Oct 10, 2006 21:38
some people are able to see words form inside their head. the sinew and fleshiness of their anger, hurt, unbearable sadness or joy or confusion or frustration or... other things where single words try to define but hold nothing close to what is, becomes. through sentences and metaphors and memory that conjure up details remembered as acutely as a scene, replayed over and over again. a strain of music stiched into every breath exhaled. sometimes, elaborate tapestries can be woven. lines of principles and philosophies are pumped with new vigour as they are reartculated into different moments, different contexts, different relationships. or poetry. where something small contains the wobbling girth of everything that is. the smallness multiplying in difference. this colour. this action. this forgetfulness. this. these reasons.
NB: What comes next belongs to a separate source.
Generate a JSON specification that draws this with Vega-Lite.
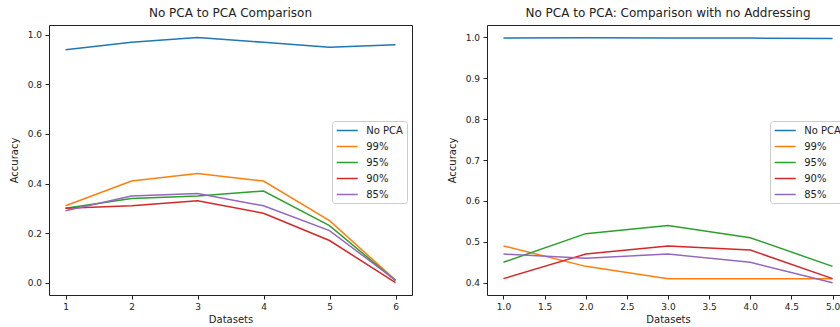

i cannot. all i have is some kind of bulbous thing. morphing into postules that erupt and fatten and deflate and becomes something else. as i try to touch what is. it is not. it is something altogether different. my pauses gain a life of their own. they say things i do not mean. i try to capture the empty balloons that changes colour even as they point at me before escape. but all i catch are giggles and a deeper creature of awkwardness. unintended intentions.
sometimes i try to pin them down through writing. if speech is fleeting and capricious. maybe the regimental leanings of actual writing can somehow lessen possibilities from spawning probabilities. but even here, i think i fail.
today i am completely gnawed into sadness.